For every integer $N \geq 0$, consider the degree $N$ polynomial

$Q_N(x)=\prod_{j=0}^N(x+\frac{2j-N}{N+4})$

and expand it in terms of the Gegenbauer polynomials in spacetime dimension $d$:

$Q_N(x)=\sum_{k=0}^N a_k^{(d)} P_k^{(d)}(x)$

The non-trivial statement is: the rational numbers $a_k^{(d)}$ are non-negative for every $k \geq 0$ if and only if $d \leq 26$.

For example, the first non-trivial case is $N=1$:

$Q_1(x)=(x-\frac{1}{5})(x+\frac{1}{5})=x^2-\frac{1}{25}=\frac{2}{(d-3)(d-1)}P_2(d)(x)+\frac{1}{d-1}-\frac{1}{25}$

and the constant term is nonnegative if and only if $d \leq 26$. So $d \leq 26$ is already necessary at $N=1$. The non-trivial claim is that it is enough to insure the nonnegativity of the coefficients for all $N$.

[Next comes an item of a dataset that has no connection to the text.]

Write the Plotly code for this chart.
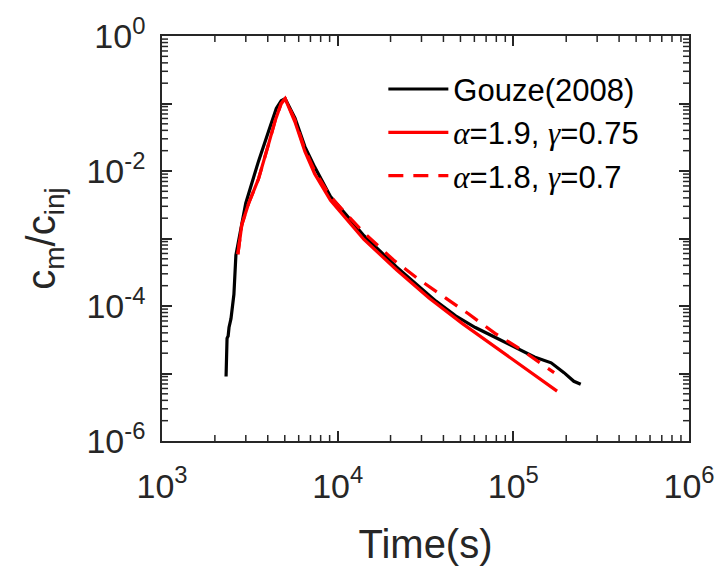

Although the above purely mathematical statement is completely elementary, the only known proof (as far as I know) is the consistency of the bosonic string theory at tree level. Indeed, the polynomials $Q_N$ are (up to an easy constant) the residues of the pole expansion in the s-channel of the four tachyons scattering amplitude in tree level bosonic string theory, given by the Veneziano formula: $ \frac{\Gamma (-s-1) \Gamma (-t-1)}{\Gamma (-s-t-2)}=-\sum_{N \geq -1}\frac{(t+2)(t+3)...(t+N+2)}{(N+1)!} \frac{1}{s-N}$ and physical consistency (unitarity of the scattering matrix) requires the positivity of the expansion of these residues in terms of Gegenbauer polynomials ($x=\cos \theta$ where $\theta$ is the scattering angle in the center of mass frame and the Gegenbauer expansion is the expansion in spherical modes).

Answer 9

This is not an answer. Rather, it is some kind of anti-answer. The question is one of those which interest me very much, so that when I saw it I was very glad to see that it has several very interesting answers.
However trying to understand these answers I became less and less excited and more and more puzzled. In fact, paradoxically enough, the more I understood the answers the more puzzled I became.
Because, while understanding the answers better, my understanding of what they have in common tends to zero.
These answers are very interesting but by now I have no clue how such mathematically drastically different contexts might be describing an answer to one and the same question!

What I want to ask is whether somebody could write yet another answer, sort of a digest, which would summarize and explain interrelations between seemingly totally disparate considerations in the answers here.